I have never knowingly read a crime novel by a former criminal. (Is it possible to be a "former" criminal?) There have been many, many superrealistic novels that have been entirely satisfying in creating their world for me, the reader, even though the author had not lived the novel.
As for me: I write about 11th century Japan, apparently realistically enough for readers to write that they feel they are there. I also sometimes write violence. That I had to research, but it too convinced readers. It takes imagination, empathy, and research to create the world in a novel. It doesn't require that one live it.
Not familiar with any of those. Westlake rings a bell because his name i well known. Still, not my sort of thing. I read police procedurals, so tend to be on the opposing side. :)
Readers generally are not very familiar with the criminal life. All it takes is to make the stoy believable.

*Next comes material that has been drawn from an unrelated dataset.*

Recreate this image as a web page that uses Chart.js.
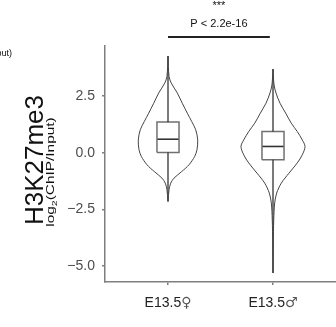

I love the Parker books. Right up my alley. But Donald Westlake most definitely did not have any kind of background in crime. And he did a pretty good job. I wonder if I would have been better off studying criminal justice instead of writing, myself. So I'd have a built-in platform. That platform didn't matter when Westlake started writing.
I hated Wambaugh. Actually all things are rarely ever the same. And it strikes me that a policeman/detective may get so caught up in the minutiae of his job that the story gets lost in the boring detail.
I have a friend, who's a cop, who won't write crime fiction because he says his job is boring. He's a detective, and does accident reconstruction, mostly. And actually, I just spent almost an hour talking to a Connecticut State Trooper who also says his job is boring and no one would want to read about it. I thought he was fascinating, myself. :-)
Most people think their jobs are boring; they have to do them every day. Show an interest and they'll talk your ear off about them.
Orwell said about Dali, "You can admire the art even if you think the artist is a disgusting human being." Applies to authors as well.
Tom, I agree. I just won't let them have any of my money, should they pass a certain threshold of disgustingness.